Swedish research studies have long been on the “cutting edge” for understanding issues related to screening and early stage tretament for prostate cancer. It is possible that a new study by Holmström et al. may prove to be no exception to this historic experience..
In light of recent prostate cancer screening trial results, Holmström and colleagues have attempted to evaluate whether, in a recent screening population in Umeå, Sweden, the PSA test actually attains standards of sufficient validity for use as a prostate cancer screening tool.
The study population comprised 540 cases and 1,034 controls matched for age and date of blood draw. The validity of the PSA test as a means to predict subsequent prostate cancer diagnosis was assessed by comparing the patients’ PSA record to subsequent diagnosis of prostate cancer through cancer registry data
The study showed the following results:
- On average, blood samples were drawn 7.1 ± 3.7 years before diagnosis.
- The area under the curve for PSA was 0.84 (95% confidence interval 0.82 to 0.86).

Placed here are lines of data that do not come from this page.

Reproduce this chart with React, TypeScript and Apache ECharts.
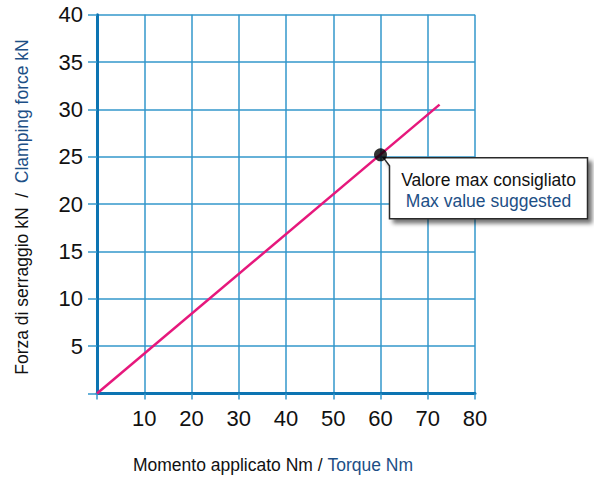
import React, { useEffect, useRef } from "react";
import * as echarts from "echarts";

const xTicks = [0, 10, 20, 30, 40, 50, 60, 70, 80];
const yTicks = [0, 5, 10, 15, 20, 25, 30, 35, 40];
const torqueNm = [0, 72.5];
const clampKN = [0, 30.5];
const maxPoint = [60, 25.2];
const calloutLine1 = "Valore max consigliato";
const calloutLine2 = "Max value suggested";
const xNameIt = "Momento applicato Nm / ";
const xNameEn = "Torque Nm";
const yNameIt = "Forza di serraggio kN  /  ";
const yNameEn = "Clamping force kN";

const GRID_C = "#3397cb";
const AXIS_C = "#0c74b2";
const BLUE_T = "#1d4f86";
const FONT = "'Liberation Sans Narrow', 'Liberation Sans', Arial, sans-serif";
const FONT2 = "'Liberation Sans', Arial, sans-serif";

export default function App() {
  const ref = useRef<HTMLDivElement>(null);
  useEffect(() => {
    const chart = echarts.init(ref.current!, undefined, { renderer: "svg" });
    const left = 97, right = 475, top = 14.7, bottom = 393.5;
    chart.setOption({
      animation: false,
      grid: { left, top, width: right - left, height: bottom - top },
      xAxis: {
        type: "value",
        min: xTicks[0],
        max: xTicks[xTicks.length - 1],
        interval: xTicks[1] - xTicks[0],
        axisLine: { show: true, onZero: false, lineStyle: { color: AXIS_C, width: 3 } },
        axisTick: { show: true, length: 6, lineStyle: { color: GRID_C, width: 1.5 } },
        splitLine: { show: true, lineStyle: { color: GRID_C, width: 1.5 } },
        axisLabel: {
          margin: 14,
          color: "#111",
          fontSize: 22,
          fontFamily: FONT,
          formatter: (v: number) => (v === 0 ? "" : String(v)),
        },
      },
      yAxis: {
        type: "value",
        min: yTicks[0],
        max: yTicks[yTicks.length - 1],
        interval: yTicks[1] - yTicks[0],
        axisLine: { show: true, onZero: false, lineStyle: { color: AXIS_C, width: 3 } },
        axisTick: { show: true, length: 9, lineStyle: { color: GRID_C, width: 1.5 } },
        splitLine: { show: true, lineStyle: { color: GRID_C, width: 1.5 } },
        axisLabel: {
          margin: 14,
          color: "#111",
          fontSize: 22,
          fontFamily: FONT,
          formatter: (v: number) => (v === 0 ? "" : String(v)),
        },
      },
      series: [
        {
          type: "line",
          data: torqueNm.map((x, i) => [x, clampKN[i]]),
          symbol: "none",
          lineStyle: { color: "#e6187c", width: 2.5 },
          z: 3,
        },
        {
          type: "scatter",
          data: [maxPoint],
          symbolSize: 13,
          itemStyle: { color: "#000" },
          z: 10,
        },
      ],
    });
    const p = chart.convertToPixel({ gridIndex: 0 }, maxPoint) as number[];
    const tx = p[0] + 3, ty = p[1] + 3;
    const bx = p[0] + 9, by = p[1] + 3, bw = 198, bh = 61;
    chart.setOption({
      graphic: [
        {
          type: "polygon",
          z: 5,
          shape: {
            points: [
              [tx, ty],
              [bx + 7, by],
              [bx + bw, by],
              [bx + bw, by + bh],
              [bx, by + bh],
              [bx, by + 8],
            ],
          },
          style: {
            fill: "#fff",
            stroke: "#2a2a2a",
            lineWidth: 1.5,
            shadowColor: "rgba(0,0,0,0.55)",
            shadowBlur: 4,
            shadowOffsetX: 4,
            shadowOffsetY: 4,
          },
        },
        {
          type: "text",
          z: 6,
          x: bx + bw / 2,
          y: by + 22,
          style: {
            text: calloutLine1,
            fill: "#111",
            font: `17.5px ${FONT2}`,
            align: "center",
            verticalAlign: "middle",
          },
        },
        {
          type: "text",
          z: 6,
          x: bx + bw / 2,
          y: by + 43,
          style: {
            text: calloutLine2,
            fill: BLUE_T,
            font: `17.5px ${FONT2}`,
            align: "center",
            verticalAlign: "middle",
          },
        },
        {
          type: "text",
          x: 273,
          y: 465,
          style: {
            text: `{a|${xNameIt}}{b|${xNameEn}}`,
            align: "center",
            verticalAlign: "middle",
            rich: {
              a: { fill: "#111", fontSize: 17.5, fontFamily: FONT2 },
              b: { fill: BLUE_T, fontSize: 17.5, fontFamily: FONT2 },
            },
          },
        },
        {
          type: "text",
          x: 22,
          y: 207,
          rotation: Math.PI / 2,
          style: {
            text: `{a|${yNameIt}}{b|${yNameEn}}`,
            align: "center",
            verticalAlign: "middle",
            rich: {
              a: { fill: "#111", fontSize: 17.5, fontFamily: FONT2 },
              b: { fill: BLUE_T, fontSize: 17.5, fontFamily: FONT2 },
            },
          },
        },
      ],
    });
    return () => chart.dispose();
  }, []);
  return <div ref={ref} style={{ width: 594, height: 477, position: "absolute", left: 0, top: 0, background: "#fff" }} />;
}
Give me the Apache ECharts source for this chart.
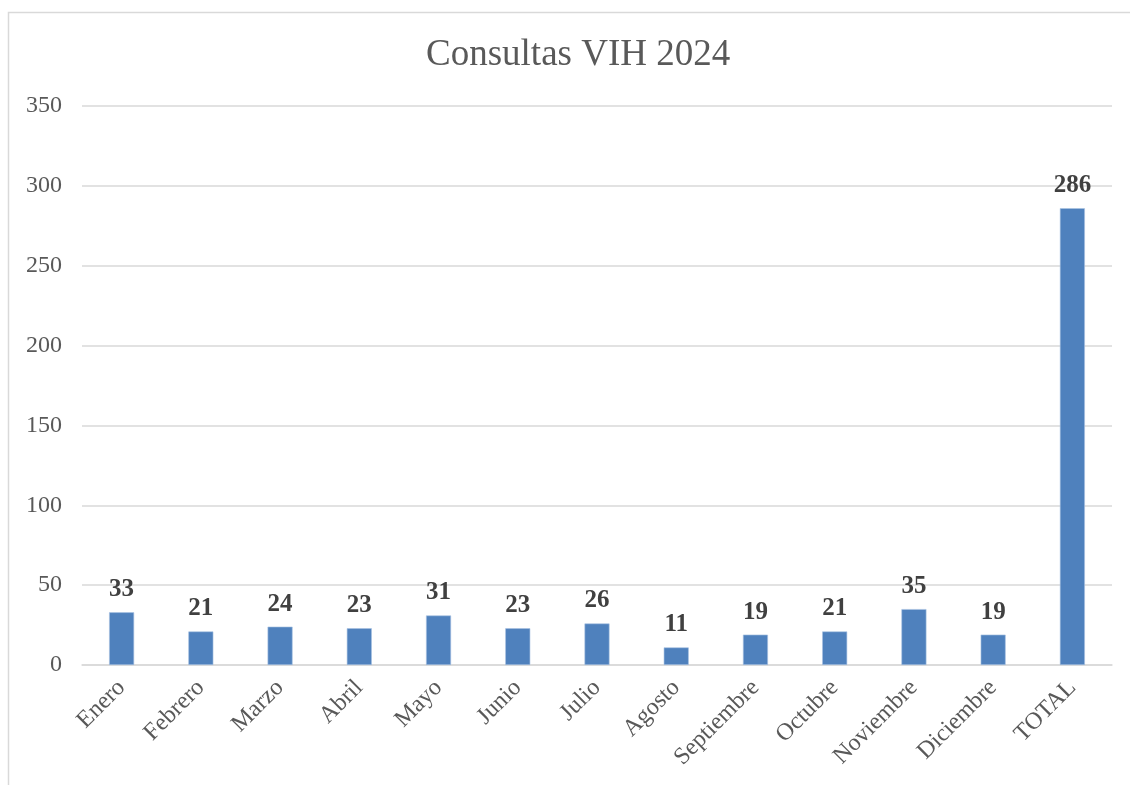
<!DOCTYPE html>
<html><head><meta charset="utf-8">
<script src="https://cdn.jsdelivr.net/npm/echarts@6/dist/echarts.min.js"></script>
<style>html,body{margin:0;padding:0;background:#fff}#c{width:1130px;height:785px}</style>
</head><body><div id="c"></div>
<script>
const categories = ['Enero','Febrero','Marzo','Abril','Mayo','Junio','Julio','Agosto','Septiembre','Octubre','Noviembre','Diciembre','TOTAL'];
const values = [33,21,24,23,31,23,26,11,19,21,35,19,286];
const chart = echarts.init(document.getElementById('c'));
const serif = '"Liberation Serif","DejaVu Serif",serif';
chart.setOption({
  animation:false,
  title:{text:'Consultas VIH 2024',left:421,top:32,textStyle:{fontFamily:serif,fontSize:37,fontWeight:'normal',color:'#595959'}},
  graphic:[{type:'rect',shape:{x:8.5,y:12.5,width:1200,height:800},style:{fill:'none',stroke:'#d9d9d9',lineWidth:1.5},silent:true}],
  grid:{left:82,right:18,top:106,bottom:120},
  xAxis:{type:'category',data:categories,axisTick:{show:false},
    axisLine:{lineStyle:{color:'#d9d9d9',width:1.5}},
    axisLabel:{rotate:45,interval:0,fontFamily:serif,fontSize:24,color:'#595959',margin:19}},
  yAxis:{type:'value',min:0,max:350,interval:50,
    axisLabel:{fontFamily:serif,fontSize:24,color:'#595959',margin:20},
    splitLine:{lineStyle:{color:'#d9d9d9',width:1.5}}},
  series:[{type:'bar',data:values,barWidth:25,
    itemStyle:{color:'#4f81bd',borderColor:'#a9c2e3',borderWidth:0.6},
    label:{show:true,position:'top',distance:10,fontFamily:serif,fontSize:25,fontWeight:'bold',color:'#404040'}}]
});
</script></body></html>
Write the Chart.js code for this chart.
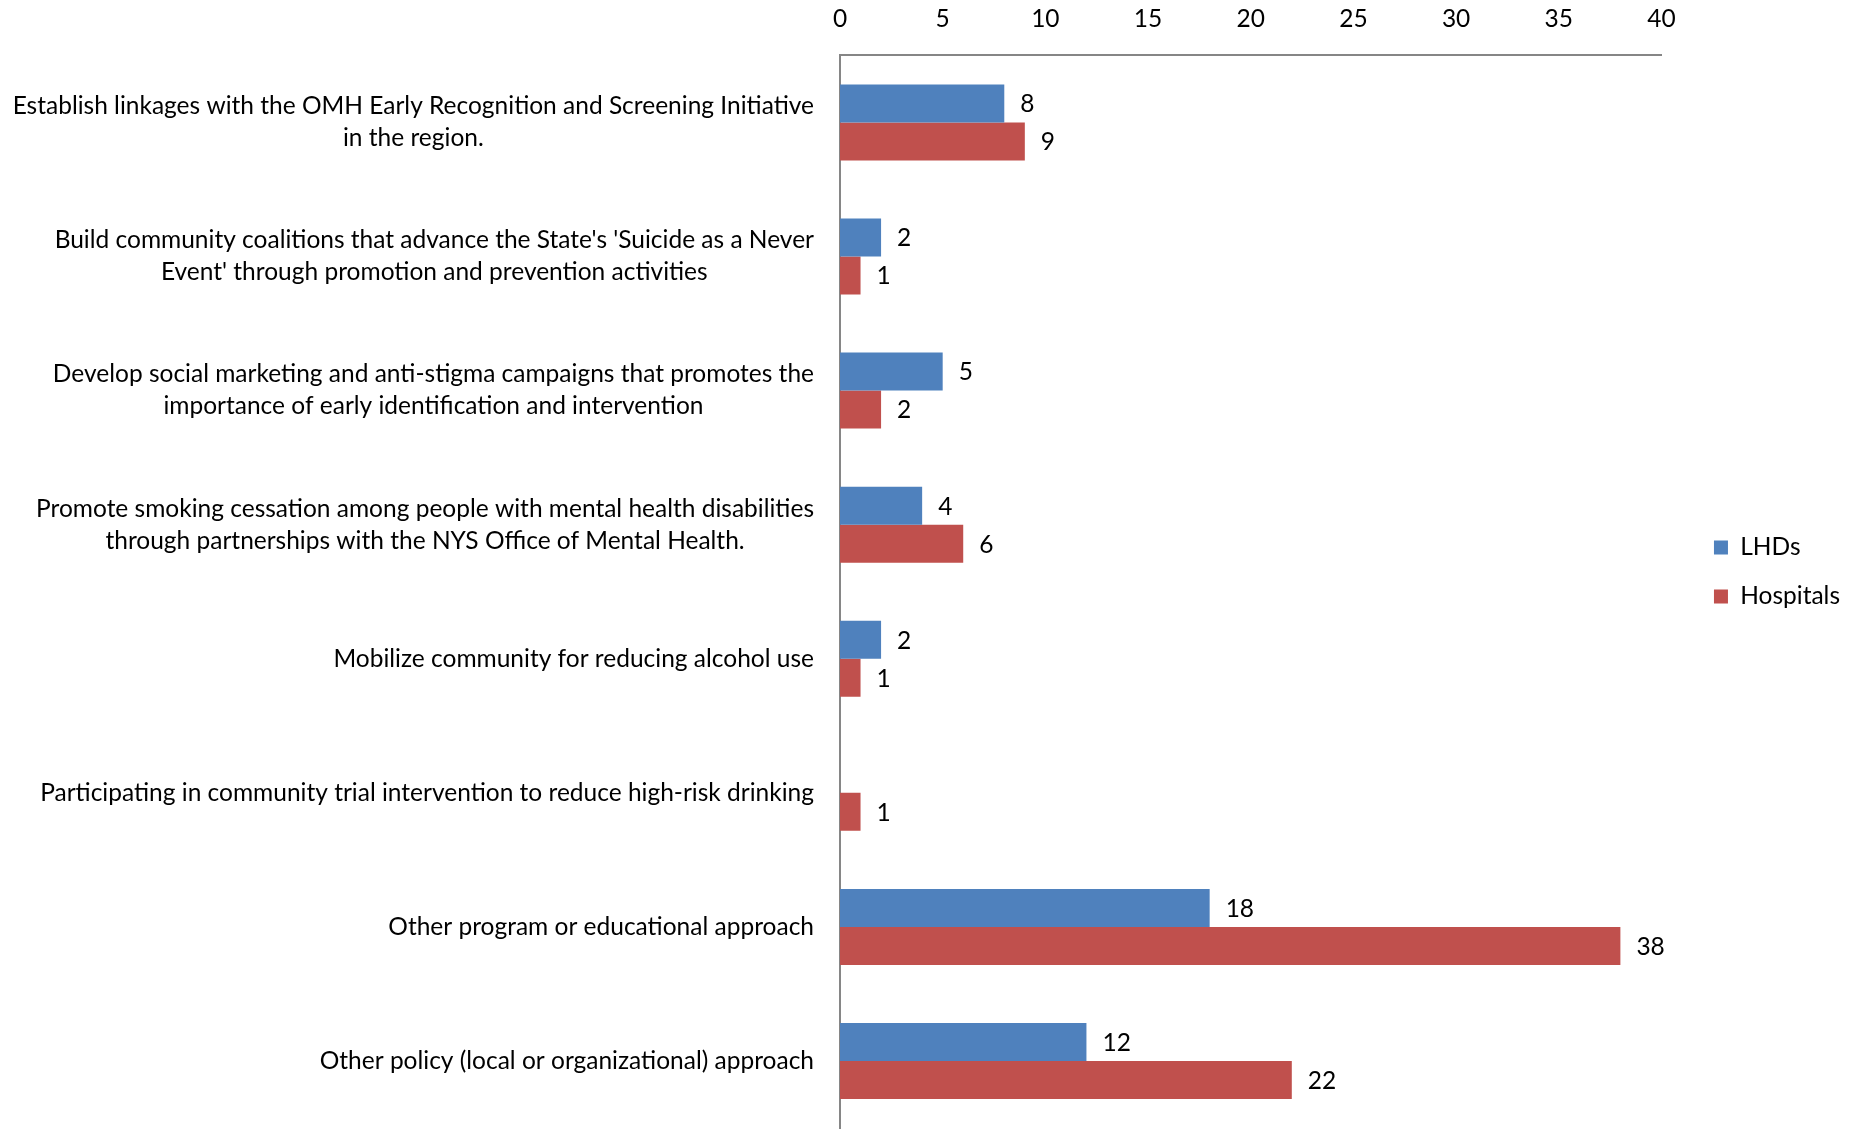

- At PSA cut-off values of 3, 4, and 5 ng/ml, sensitivity estimates were 59, 44, and 33 percent, and specificity estimates were 87, 92, and 95 percent, respectively.
- The positive likelihood ratio commonly considered to “rule in disease” is 10; however, in this study the positive likelihood ratios were 4.5, 5.5, and 6.4 for PSA cut-off values of 3, 4, and 5 ng/ml.
- The negative likelihood ratio commonly considered to “rule out disease” is 0.1; in this study the negative likelihood ratios were 0.47, 0.61, and 0.70 for PSA cut-off values of 3, 4, and 5 ng/ml. For a cut-off of 1.0 ng/ml, the negative likelihood ratio was 0.08.
The authors conclude that “No single cut-off value for [PSA] concentration attained likelihood ratios formally required for a screening test.”
Now this is a paper that requires a sophisticated appreciation of statistical methodology to be able to assess its importance. We do not pretend to have that degree of statisticalo sophistication … but, it would seem clear to us that PSA testing is (as Stamey suggested some years ago) no longer as useful as it may initially have been in predicting risk for clinically significant prostate cancer. Even though the specificity of the PSA test for prostate cancer still seems to be reasonably high at PSA levels between 3 and 5 ng/ml, the sensitivity of the test is poor, and PSA values below 1.0 ng/ml “virtually ruled out a prostate cancer diagnosis during the follow-up.”
This group of authors state very clearly that, “Additional biomarkers for early detection of prostate cancer are needed before population based screening for prostate cancer should be introduced.” This does not mean that we should not continue to use the PSA tests until we have better biomarkers, but it does suggest that as a screening tool for large numbers of otherwise healthy men at no specific risk for prostate cancer, the PSA test is far from accurate.